We will gather the upper and lower quartiles.
Then we'll remove them from the array using the calculated
inter quartile IQR Range.

So, given the output of the T value and P value from the last
task, we see a very small P value and a relatively large T
value. This P value is less than 0.5 - a lot less than 0.5.
So this tells us to REJECT the null hypothesis and that there is
no difference in math test scores between males and females
based on the samples of the population we have obtained
from the spreadsheet.

It is not our job to make judgements from the statistics;
but only to provide the information so more research
may be done and perhaps more statistical tests based
on other parameters from our gathered data.
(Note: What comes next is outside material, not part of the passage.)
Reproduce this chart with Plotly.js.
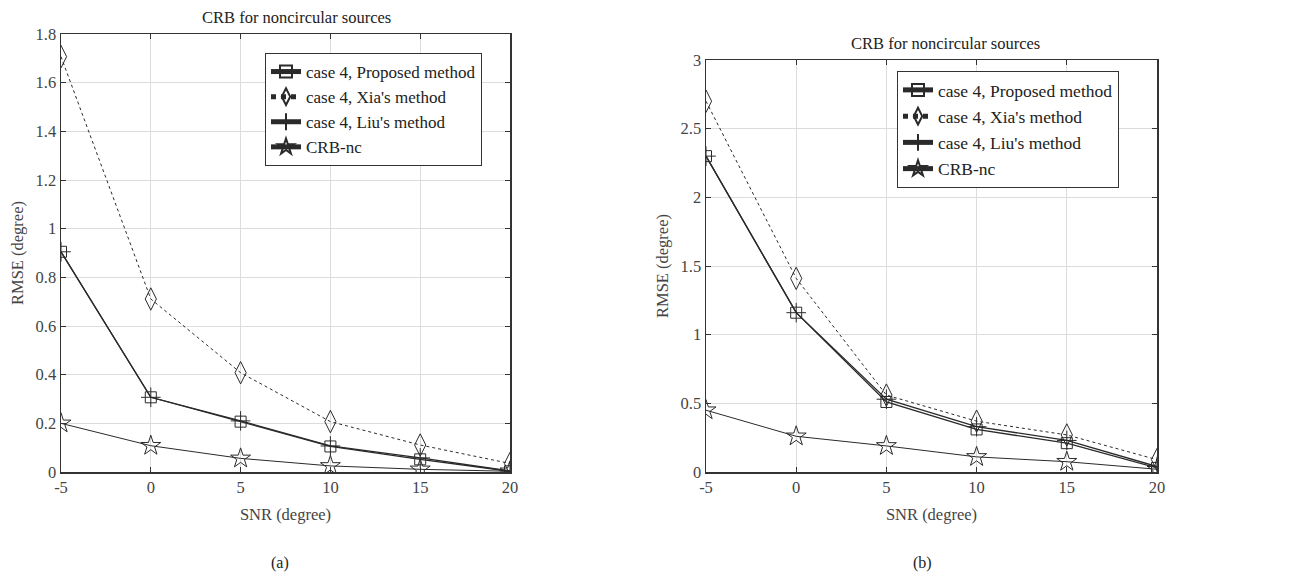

Another thing we can do is remove outliers in the data to see
if removing the extreme values has any effect on the T value
and P value.

So let's go ahead and create another function here and let's
call it __remove outliers__.


In [22]:
def removeOutliers(arr):
    q3,q1 = np.percentile(arr, [75, 25]) # get the percentiles. q3 is 75, q1 is 25.
    iqr = q3 - q1 #calculate interquartile range
    lower = q1 - 1.5 * iqr
    upper = q3 +1.5 * iqr
# So once we have the lower and upper limits then we
# can remove the elements below the lower and above the upper
# by keeping the middle and return the resulting array.
    arr = arr[(arr>=lower) & (arr <= upper)]
    return arr

Since we already know what our T values and P values, 
let's go ahead and remove the outliers.


In [23]:
# remove the outliers and return in the same array names

fm  =removeOutliers(fm)
mm = removeOutliers(mm)

In [24]:
# Computing the T and P over again.

t, p = computeTandP(mm, fm)

In [25]:
# print out the T value and P value again.

print("T value: ", t)
print("P value: ", p)

T value:  5.142350675301441
P value:  3.269459232235761e-07


Well, it made our  P value a little bit larger, but the
T value is still significantly large, and the P value is still
very, very small.
So this still tells us to reject the null hypothesis that
female and male test scores are the same.